Una serie di affascinanti gallerie intercetta il ruscello del ramo attivo principale, che dobbiamo seguire per un lungo tratto. I meandri scavati dall’acqua hanno sempre un fascino speciale, non si sa mai cosa si nasconde dietro a ogni curva: forse un laghetto, forse una cascatina, o forse semplicemente il torrente che scorre sinuoso nel letto di roccia da lui stesso sagomato. Tuttavia, la progressione non è affatto banale: farsi un bagnetto in quest’acqua gelida non dev’essere piacevole, quindi dobbiamo ricorrere a varie acrobazie e contorsionismi per evitare di finirci dentro. Non è raro trovarsi a diversi metri sopra il fiume, quasi in spaccata tra le pareti del meandro, magari con un crampo all’inguine, sperando che il piede non scivoli proprio adesso…
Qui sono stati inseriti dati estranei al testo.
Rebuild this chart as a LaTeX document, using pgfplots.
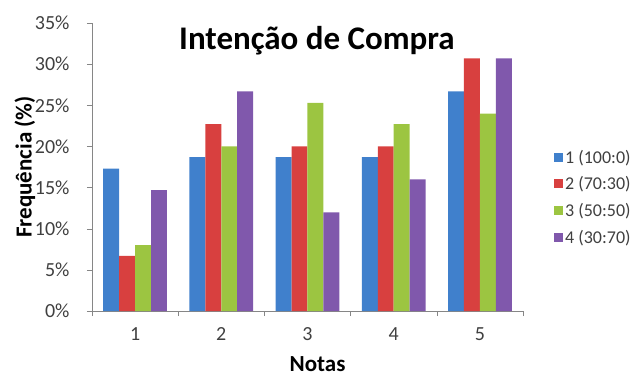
\documentclass[border=0pt]{standalone}
\usepackage{pgfplots}
\pgfplotsset{compat=1.18}
\usepackage{fontspec}
\setmainfont{Carlito}

\definecolor{cblue}{HTML}{4080CC}
\definecolor{cred}{HTML}{D8403F}
\definecolor{cgreen}{HTML}{9CC541}
\definecolor{cpurple}{HTML}{8058AC}
\definecolor{axgray}{HTML}{868686}
\definecolor{txt}{HTML}{404040}

\begin{document}
\begin{tikzpicture}
\useasboundingbox (-92pt,-65pt) rectangle (546pt,311pt);
\begin{axis}[
  at={(0,0)}, anchor=south west,
  scale only axis, width=431pt, height=288pt,
  ybar=0pt, bar width=0.185,
  xmin=0.5, xmax=5.5, ymin=0, ymax=35,
  xtick={1,2,3,4,5},
  minor xtick={0.5,1.5,2.5,3.5,4.5,5.5},
  major x tick style={draw=none},
  minor x tick style={draw=axgray, thin},
  xtick pos=bottom,
  ytick={0,5,...,35},
  ytick pos=left,
  tick align=outside,
  major tick length=5pt, minor tick length=5pt,
  ytick style={draw=axgray, thin},
  yticklabel={\pgfmathprintnumber{\tick}\%},
  /pgf/number format/assume math mode=true,
  every tick label/.append style={font=\fontsize{20}{22}\selectfont, text=txt},
  xticklabel style={yshift=-8pt},
  yticklabel style={anchor=east, xshift=-14pt},
  axis x line*=bottom, axis y line*=left,
  axis line style={draw=axgray, thin, -},
  xlabel={\bfseries Notas},
  ylabel={\bfseries Frequência (\%)},
  label style={font=\fontsize{23}{26}\selectfont},
  xlabel style={at={(rel axis cs:0.5,0)}, anchor=north, xshift=10pt, yshift=-42pt},
  ylabel style={at={(rel axis cs:0,0.5)}, anchor=center, yshift=67pt},
  legend style={draw=none, fill=none, at={(1.065,0.395)}, anchor=west,
    font=\fontsize{18}{20}\selectfont, text=txt, row sep=8pt,
    /tikz/every even column/.append style={column sep=2pt}},
  legend cell align=left,
  legend image code/.code={\path[#1] (0pt,-4.5pt) rectangle (9pt,4.5pt);},
  every axis plot/.append style={draw=none},
]
\addplot[fill=cblue]
  coordinates {(1,17.3) (2,18.7) (3,18.7) (4,18.7) (5,26.7)};
\addplot[fill=cred]
  coordinates {(1,6.7) (2,22.7) (3,20.0) (4,20.0) (5,30.7)};
\addplot[fill=cgreen]
  coordinates {(1,8.0) (2,20.0) (3,25.3) (4,22.7) (5,24.0)};
\addplot[fill=cpurple]
  coordinates {(1,14.7) (2,26.7) (3,12.0) (4,16.0) (5,30.7)};
\legend{1 (100:0), 2 (70:30), 3 (50:50), 4 (30:70)}
\node[font=\bfseries\fontsize{33}{36}\selectfont, anchor=center]
  at (rel axis cs:0.522,0.94) {Intenção de Compra};
\end{axis}
\end{tikzpicture}
\end{document}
– In certi punti farebbe comodo una corda…- fa notare Beccuccio, pensando fra sè: “…metti che ci tocca a rifarla in salita…” Così, con tale abbondanza di armi naturali, come non approfittare della comodità di una calata!
Ora abbandoniamo questo ramo per affrontare la parte peggiore: un’interminabile laminatoio alto meno di mezzo metro, dove quando sei fortunato riesci a gattonare, altrimenti tocca strisciare, menando il sacco un po’ davanti e un po’ di fianco, nel vano tentativo di convincerlo a seguirti. Per un attimo riconquistiamo la posizione eretta, ma adesso viene il bis: ancora più lungo, ancora più impestato, un continuo risucchio di energie. È proprio vero: il tempo vola quando ci si diverte; invece in questo tratto non passa mai!
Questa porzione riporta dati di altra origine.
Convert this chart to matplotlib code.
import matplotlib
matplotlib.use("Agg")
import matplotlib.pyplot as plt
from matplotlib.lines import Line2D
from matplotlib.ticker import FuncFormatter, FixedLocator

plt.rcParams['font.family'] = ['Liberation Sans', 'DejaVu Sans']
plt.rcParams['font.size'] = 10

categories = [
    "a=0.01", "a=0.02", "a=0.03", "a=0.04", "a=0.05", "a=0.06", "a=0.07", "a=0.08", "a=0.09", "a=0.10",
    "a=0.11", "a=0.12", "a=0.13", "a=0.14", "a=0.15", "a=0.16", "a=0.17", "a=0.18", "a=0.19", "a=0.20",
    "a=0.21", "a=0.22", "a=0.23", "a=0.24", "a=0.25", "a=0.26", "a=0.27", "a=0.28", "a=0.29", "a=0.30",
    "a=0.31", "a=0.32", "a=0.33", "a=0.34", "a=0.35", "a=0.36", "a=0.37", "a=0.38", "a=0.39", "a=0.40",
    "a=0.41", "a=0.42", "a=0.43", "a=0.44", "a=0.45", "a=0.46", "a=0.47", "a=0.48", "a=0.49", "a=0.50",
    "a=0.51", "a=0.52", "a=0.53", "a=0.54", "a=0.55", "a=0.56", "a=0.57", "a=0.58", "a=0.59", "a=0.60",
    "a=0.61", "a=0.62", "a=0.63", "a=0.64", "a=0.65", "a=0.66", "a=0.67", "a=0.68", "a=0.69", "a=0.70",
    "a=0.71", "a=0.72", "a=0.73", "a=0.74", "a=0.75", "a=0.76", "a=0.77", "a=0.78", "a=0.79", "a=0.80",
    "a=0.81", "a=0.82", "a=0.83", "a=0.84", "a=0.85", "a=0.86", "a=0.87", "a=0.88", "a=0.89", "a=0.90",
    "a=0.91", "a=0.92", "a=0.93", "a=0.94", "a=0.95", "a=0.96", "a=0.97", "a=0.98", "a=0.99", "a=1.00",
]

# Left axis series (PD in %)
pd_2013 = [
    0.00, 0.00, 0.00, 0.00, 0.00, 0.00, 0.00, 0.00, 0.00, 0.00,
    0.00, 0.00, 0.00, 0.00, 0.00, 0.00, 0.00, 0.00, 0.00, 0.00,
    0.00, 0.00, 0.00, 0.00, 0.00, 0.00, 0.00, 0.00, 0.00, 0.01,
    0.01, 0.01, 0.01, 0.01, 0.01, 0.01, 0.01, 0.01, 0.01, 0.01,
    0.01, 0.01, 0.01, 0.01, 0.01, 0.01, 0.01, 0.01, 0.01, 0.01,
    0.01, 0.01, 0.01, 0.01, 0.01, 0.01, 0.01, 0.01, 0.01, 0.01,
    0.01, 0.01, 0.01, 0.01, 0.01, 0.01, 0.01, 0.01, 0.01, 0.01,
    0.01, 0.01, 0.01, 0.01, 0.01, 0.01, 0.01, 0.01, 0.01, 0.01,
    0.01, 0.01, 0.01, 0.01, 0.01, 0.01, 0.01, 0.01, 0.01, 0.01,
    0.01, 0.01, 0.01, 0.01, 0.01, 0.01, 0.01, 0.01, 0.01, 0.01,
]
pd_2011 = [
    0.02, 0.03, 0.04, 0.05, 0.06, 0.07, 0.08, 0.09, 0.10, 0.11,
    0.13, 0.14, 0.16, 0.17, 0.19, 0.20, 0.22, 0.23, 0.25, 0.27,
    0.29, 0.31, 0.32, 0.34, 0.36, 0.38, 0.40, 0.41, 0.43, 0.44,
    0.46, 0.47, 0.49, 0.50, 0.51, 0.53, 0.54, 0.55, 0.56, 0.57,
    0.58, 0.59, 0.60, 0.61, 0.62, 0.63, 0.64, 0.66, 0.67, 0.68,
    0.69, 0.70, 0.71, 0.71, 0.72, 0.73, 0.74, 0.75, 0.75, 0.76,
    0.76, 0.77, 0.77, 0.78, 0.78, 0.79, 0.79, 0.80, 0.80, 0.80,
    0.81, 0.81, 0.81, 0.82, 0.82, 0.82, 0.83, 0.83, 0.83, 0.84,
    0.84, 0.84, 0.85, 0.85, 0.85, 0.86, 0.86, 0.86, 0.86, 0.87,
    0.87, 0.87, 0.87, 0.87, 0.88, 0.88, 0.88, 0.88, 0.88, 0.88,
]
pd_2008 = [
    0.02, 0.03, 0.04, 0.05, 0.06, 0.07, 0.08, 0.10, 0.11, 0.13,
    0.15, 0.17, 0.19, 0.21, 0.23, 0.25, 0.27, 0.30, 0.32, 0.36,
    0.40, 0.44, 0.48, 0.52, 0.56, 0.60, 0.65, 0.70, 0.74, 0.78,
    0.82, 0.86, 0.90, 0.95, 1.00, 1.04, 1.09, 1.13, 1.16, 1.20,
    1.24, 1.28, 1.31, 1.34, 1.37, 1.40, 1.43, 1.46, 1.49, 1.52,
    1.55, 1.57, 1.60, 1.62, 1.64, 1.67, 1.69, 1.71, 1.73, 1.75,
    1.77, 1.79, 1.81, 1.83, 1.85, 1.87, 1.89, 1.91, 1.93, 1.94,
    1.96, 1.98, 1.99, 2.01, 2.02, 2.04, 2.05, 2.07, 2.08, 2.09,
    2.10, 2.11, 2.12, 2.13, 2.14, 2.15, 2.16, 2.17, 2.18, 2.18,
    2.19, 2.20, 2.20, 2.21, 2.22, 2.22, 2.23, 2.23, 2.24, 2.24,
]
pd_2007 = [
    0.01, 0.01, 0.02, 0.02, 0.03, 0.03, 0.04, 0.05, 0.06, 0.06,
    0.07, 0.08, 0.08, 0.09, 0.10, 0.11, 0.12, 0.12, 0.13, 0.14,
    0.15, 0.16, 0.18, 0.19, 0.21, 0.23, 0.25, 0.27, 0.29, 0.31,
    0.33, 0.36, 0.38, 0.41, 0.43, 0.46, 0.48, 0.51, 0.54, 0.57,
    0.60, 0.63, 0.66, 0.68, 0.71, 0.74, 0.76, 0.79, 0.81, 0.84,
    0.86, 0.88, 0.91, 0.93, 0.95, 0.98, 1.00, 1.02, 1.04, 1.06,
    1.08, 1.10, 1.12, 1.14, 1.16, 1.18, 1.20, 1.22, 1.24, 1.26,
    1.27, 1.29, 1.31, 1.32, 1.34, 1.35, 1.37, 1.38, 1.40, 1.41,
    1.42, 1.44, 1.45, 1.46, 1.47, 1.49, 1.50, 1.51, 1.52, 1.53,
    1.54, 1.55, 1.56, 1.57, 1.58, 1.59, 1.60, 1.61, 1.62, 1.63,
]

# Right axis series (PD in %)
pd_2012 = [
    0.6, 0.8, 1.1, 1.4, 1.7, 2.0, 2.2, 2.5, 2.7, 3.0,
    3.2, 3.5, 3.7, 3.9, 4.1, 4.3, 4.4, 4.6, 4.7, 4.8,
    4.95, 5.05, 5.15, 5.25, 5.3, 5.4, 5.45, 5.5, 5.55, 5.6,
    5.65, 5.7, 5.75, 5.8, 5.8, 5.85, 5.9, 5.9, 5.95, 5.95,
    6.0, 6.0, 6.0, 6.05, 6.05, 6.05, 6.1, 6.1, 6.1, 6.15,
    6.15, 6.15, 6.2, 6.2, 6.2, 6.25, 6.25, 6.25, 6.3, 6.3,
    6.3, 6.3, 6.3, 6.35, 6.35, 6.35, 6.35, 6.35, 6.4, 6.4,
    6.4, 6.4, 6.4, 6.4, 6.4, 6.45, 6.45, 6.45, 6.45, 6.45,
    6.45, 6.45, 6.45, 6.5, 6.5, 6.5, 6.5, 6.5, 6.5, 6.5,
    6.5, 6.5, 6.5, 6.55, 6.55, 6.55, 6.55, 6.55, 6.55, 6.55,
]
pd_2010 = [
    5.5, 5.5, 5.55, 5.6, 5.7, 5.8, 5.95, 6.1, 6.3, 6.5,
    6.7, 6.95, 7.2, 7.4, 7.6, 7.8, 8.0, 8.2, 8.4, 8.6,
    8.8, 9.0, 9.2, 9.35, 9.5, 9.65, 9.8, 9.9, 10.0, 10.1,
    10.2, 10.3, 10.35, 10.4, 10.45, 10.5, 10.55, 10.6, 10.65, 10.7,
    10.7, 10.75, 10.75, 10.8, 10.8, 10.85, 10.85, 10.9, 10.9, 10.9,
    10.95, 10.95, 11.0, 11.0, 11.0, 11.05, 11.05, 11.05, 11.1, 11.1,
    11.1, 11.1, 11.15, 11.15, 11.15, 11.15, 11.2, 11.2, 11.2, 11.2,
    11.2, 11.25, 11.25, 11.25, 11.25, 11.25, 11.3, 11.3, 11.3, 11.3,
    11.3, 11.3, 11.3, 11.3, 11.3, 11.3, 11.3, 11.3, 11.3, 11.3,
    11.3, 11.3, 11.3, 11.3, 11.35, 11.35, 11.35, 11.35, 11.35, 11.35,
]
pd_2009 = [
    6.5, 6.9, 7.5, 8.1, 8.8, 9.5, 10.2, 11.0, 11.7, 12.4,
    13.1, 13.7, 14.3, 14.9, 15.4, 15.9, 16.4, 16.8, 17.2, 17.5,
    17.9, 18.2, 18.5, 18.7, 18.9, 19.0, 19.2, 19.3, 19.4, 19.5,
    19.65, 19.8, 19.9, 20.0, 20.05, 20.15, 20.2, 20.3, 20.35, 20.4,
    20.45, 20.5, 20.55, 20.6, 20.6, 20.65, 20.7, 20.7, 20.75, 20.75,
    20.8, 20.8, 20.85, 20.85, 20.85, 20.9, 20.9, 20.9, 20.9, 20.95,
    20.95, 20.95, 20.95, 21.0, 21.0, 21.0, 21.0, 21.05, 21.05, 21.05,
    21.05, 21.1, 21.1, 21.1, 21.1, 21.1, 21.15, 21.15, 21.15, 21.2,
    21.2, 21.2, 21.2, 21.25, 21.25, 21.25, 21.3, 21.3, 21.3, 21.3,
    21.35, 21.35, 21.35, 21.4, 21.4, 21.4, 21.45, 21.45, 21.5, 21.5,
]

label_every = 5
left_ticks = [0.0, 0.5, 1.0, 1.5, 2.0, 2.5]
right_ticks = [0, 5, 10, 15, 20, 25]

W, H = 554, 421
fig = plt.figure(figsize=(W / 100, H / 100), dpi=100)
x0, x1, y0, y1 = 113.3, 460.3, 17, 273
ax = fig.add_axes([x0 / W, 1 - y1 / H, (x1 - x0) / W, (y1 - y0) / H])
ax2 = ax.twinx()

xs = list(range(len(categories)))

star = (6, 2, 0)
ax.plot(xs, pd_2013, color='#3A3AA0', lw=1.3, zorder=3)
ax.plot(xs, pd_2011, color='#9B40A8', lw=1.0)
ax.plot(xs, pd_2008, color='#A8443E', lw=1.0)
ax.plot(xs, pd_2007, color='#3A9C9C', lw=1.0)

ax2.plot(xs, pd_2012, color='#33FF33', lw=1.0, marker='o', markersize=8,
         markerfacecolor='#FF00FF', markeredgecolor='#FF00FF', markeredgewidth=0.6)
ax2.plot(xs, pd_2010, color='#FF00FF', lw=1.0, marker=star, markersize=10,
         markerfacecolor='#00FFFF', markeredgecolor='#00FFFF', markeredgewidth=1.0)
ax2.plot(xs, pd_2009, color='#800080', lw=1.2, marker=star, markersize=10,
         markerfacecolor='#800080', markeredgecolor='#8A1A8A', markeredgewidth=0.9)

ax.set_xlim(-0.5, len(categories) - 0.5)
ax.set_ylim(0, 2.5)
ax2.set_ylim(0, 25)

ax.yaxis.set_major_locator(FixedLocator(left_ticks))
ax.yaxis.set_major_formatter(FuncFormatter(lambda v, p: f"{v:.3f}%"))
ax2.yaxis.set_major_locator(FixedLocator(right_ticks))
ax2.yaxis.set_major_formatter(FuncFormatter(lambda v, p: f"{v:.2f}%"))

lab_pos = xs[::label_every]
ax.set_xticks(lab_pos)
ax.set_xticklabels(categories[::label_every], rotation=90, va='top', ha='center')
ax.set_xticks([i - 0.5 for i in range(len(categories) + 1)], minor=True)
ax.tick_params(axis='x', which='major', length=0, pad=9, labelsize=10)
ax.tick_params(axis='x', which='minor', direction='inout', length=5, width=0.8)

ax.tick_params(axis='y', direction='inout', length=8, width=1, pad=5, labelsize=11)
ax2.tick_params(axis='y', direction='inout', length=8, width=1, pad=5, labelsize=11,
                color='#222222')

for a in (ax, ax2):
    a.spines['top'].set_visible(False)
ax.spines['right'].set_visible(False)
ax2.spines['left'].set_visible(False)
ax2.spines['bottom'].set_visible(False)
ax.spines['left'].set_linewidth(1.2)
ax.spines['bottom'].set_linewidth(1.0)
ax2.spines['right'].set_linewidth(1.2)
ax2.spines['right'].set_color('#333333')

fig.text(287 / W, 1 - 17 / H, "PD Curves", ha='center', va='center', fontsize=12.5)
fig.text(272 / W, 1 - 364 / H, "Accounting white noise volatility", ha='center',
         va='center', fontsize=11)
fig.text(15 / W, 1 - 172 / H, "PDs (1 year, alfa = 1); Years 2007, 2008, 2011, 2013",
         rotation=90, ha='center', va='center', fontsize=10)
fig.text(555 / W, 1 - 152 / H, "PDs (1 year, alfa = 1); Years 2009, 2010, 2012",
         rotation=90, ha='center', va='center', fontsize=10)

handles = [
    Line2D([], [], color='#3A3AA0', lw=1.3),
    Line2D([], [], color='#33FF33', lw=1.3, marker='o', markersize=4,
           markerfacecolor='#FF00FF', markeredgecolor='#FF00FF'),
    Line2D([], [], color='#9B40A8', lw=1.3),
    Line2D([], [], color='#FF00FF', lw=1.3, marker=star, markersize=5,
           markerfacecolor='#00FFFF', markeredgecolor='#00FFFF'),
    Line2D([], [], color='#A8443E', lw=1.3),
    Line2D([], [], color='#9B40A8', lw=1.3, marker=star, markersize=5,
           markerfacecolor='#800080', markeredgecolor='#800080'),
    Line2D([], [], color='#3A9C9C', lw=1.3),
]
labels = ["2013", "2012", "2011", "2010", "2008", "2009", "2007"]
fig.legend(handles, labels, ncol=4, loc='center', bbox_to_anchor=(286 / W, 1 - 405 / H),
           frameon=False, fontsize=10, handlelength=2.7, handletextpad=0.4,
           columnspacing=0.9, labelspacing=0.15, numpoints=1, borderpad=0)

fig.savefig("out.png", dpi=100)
– Avanti, avanti! Chi si ferma è perduto – ribadisce Davide. Effettivamente, a quest’ora della notte (per certi sarebbe già mattina), ogni piccola pausa è un’occasione per adagiare la testa e chiudere gli occhi, assaggiando per qualche istante i piaceri di Morfeo. Ma non ha senso fermarsi qui: è da due ore che ‘manca mezz’ora’ al punto chiave della traversata, forse adesso ci siamo veramente.
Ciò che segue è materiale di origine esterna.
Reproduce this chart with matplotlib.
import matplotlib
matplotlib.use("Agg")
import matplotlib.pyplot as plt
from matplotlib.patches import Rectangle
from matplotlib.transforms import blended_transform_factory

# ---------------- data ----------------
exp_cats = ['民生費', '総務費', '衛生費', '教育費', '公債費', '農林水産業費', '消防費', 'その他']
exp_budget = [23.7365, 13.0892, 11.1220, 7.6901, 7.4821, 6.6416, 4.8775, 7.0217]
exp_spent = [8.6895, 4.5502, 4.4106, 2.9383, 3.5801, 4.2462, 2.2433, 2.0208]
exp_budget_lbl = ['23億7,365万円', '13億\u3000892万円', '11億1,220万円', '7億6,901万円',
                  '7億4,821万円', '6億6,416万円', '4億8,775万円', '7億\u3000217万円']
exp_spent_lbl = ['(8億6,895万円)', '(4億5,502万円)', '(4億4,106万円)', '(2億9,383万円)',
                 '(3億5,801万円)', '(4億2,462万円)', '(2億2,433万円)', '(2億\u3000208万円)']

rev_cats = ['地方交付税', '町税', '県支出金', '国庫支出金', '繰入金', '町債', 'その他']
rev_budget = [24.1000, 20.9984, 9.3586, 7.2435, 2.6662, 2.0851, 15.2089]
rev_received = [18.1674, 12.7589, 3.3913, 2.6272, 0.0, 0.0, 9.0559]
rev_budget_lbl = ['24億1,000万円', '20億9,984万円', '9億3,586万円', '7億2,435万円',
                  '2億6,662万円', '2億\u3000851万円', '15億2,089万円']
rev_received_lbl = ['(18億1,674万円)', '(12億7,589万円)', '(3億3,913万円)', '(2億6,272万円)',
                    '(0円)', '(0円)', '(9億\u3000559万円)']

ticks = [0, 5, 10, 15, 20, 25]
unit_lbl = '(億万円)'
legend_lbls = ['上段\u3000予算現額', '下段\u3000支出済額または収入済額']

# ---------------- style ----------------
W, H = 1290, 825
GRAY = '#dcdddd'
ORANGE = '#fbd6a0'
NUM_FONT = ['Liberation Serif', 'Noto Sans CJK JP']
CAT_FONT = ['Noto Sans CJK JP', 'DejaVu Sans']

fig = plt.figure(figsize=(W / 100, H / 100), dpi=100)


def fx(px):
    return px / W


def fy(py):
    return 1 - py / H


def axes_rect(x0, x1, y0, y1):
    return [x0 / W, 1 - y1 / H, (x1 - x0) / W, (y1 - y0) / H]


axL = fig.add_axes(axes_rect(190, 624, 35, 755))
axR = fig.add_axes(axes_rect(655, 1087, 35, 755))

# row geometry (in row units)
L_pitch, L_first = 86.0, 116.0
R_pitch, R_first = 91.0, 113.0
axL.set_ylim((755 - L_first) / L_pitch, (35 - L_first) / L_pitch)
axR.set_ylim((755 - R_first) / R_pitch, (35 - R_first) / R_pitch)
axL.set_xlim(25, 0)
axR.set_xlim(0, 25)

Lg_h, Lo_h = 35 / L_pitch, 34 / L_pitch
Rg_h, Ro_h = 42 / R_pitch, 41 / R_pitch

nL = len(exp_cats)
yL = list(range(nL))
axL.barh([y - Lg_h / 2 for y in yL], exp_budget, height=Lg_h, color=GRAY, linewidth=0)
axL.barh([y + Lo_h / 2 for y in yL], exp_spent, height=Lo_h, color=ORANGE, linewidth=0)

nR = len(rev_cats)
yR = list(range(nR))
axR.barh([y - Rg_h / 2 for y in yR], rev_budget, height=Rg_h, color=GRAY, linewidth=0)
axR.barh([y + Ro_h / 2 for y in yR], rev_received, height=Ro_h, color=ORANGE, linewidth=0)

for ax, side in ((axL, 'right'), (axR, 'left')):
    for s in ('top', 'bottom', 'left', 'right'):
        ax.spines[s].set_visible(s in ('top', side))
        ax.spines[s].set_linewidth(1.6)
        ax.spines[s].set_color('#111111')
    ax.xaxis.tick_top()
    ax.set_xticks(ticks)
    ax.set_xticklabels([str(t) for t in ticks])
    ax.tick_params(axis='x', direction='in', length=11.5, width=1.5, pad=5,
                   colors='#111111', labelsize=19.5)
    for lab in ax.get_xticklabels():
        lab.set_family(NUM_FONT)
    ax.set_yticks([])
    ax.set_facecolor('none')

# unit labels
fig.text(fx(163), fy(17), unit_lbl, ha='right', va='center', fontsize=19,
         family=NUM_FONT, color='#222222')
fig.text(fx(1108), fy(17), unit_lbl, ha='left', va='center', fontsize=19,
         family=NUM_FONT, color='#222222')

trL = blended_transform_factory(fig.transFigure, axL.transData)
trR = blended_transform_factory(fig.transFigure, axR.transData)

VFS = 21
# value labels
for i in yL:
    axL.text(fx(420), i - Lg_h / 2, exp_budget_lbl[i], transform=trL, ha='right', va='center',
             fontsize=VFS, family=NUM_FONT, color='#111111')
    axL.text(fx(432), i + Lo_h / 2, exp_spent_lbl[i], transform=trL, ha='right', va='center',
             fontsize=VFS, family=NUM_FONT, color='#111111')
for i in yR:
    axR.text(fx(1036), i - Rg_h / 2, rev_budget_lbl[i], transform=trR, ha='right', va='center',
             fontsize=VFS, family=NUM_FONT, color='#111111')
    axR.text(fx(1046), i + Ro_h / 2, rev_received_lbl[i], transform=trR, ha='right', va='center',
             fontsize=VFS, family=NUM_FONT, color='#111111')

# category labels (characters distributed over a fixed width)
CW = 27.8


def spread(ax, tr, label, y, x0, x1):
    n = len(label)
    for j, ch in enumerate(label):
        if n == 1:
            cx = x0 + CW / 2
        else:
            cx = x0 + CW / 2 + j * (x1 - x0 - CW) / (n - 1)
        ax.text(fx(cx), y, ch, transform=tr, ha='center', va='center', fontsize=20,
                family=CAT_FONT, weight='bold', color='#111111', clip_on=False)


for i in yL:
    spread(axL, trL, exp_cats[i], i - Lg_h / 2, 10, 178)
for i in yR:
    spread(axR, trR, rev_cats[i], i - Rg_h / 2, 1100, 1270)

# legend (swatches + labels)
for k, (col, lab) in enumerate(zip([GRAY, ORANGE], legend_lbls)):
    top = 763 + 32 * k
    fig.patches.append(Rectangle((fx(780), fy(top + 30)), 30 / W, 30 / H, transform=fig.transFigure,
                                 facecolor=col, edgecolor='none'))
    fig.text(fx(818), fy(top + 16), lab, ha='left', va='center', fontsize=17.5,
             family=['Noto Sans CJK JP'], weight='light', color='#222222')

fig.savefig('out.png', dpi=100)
La tensione sale mentre Rok scende l’ultimo pozzo prima del sifone: intanto mi rendo tragicamente conto che, se lo trovassimo davvero allagato, avrei realisticamente più probabilità di sopravvivere tentando di superarlo in apnea senza muta nè maschera piuttosto che ripercorrere in salita l’intera grotta.
– SIFONE … APERTO – grida Rok dal fondo del pozzo: quale sollievo per tutti! Festeggio mangiandomi l’ultimo pezzo di marzapane rimasto, tanto ormai siamo praticamente fuori…no?! Beh, non proprio: ci attendono tre ore abbondanti di sali e scendi tra frane e gallerie che non finiscono più, senza contare i simpaticissimi laghetti che ostacolano il cammino. Nonostante le tirolesi, tentare di non bagnarsi è uno sforzo inutile: in questo modo potremo apprezzare meglio l’aria gelida dell’esterno!
Sono più o meno le dieci di mattina quando usciamo; una rapida corsa e siamo all’auto. Tempo di cambiarsi e ci fiondiamo nel solito bar in centro, dove possiamo tirare le somme della lunga giornata, coccolati dal tepore del locale. Rok, Roli, Marjan, Beccuccio, Davide e il sottoscritto siamo tutti evidentemente soddisfatti del giro nelle viscere del Kanin, entusiasti di organizzare altre simili imprese, ancora più lunghe, ancora più impegnative, ma solo dopo una bella dormita!